Angolan state oil company Sonangol plans to launch a tender for licences to explore 12 new offshore oil blocks in 2015, state news agency Angop cited Oil Minister Jose Botelho de Vasconcelos as saying.
Seven of the new blocks will be located in the Namibe Basin and the remaining five in the Lower Congo Basin, a Sonangol spokesman told Reuters.
Angola is Africa's biggest oil producer after Nigeria, with international majors such as France's Total, Italy's ENI, Britain's BP, and U.S. firms Chevron and Exxon Mobil among the main operators in the country.
Angop cited Vasconcelos, who was speaking at an oil conference in Moscow, as reiterating Angola's goal of ramping up production to 2 million barrels per day (mbpd) by 2015, from an average of 1.73 mbpd last year.

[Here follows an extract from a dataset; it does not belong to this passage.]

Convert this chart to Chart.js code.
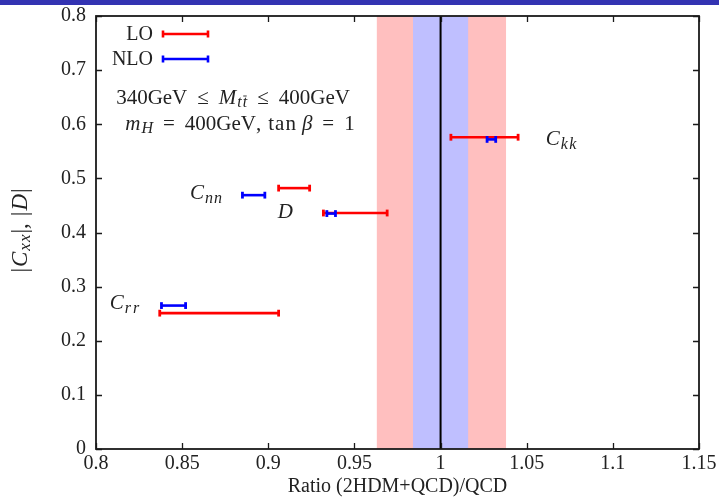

Angola depends on oil production for around 45 percent of its economic output and wants to increase crude production and offset declines at older fields with new projects.
Total in April decided to go ahead with the Kaombo project in offshore block 32, with investment estimated at $16 billion, production capacity of 230,000 barrels per day and output set to start in 2017.
Angola extracts nearly all its crude from offshore fields, but is also seeking to develop its onshore potential and is in the process of licensing 10 new onshore blocks.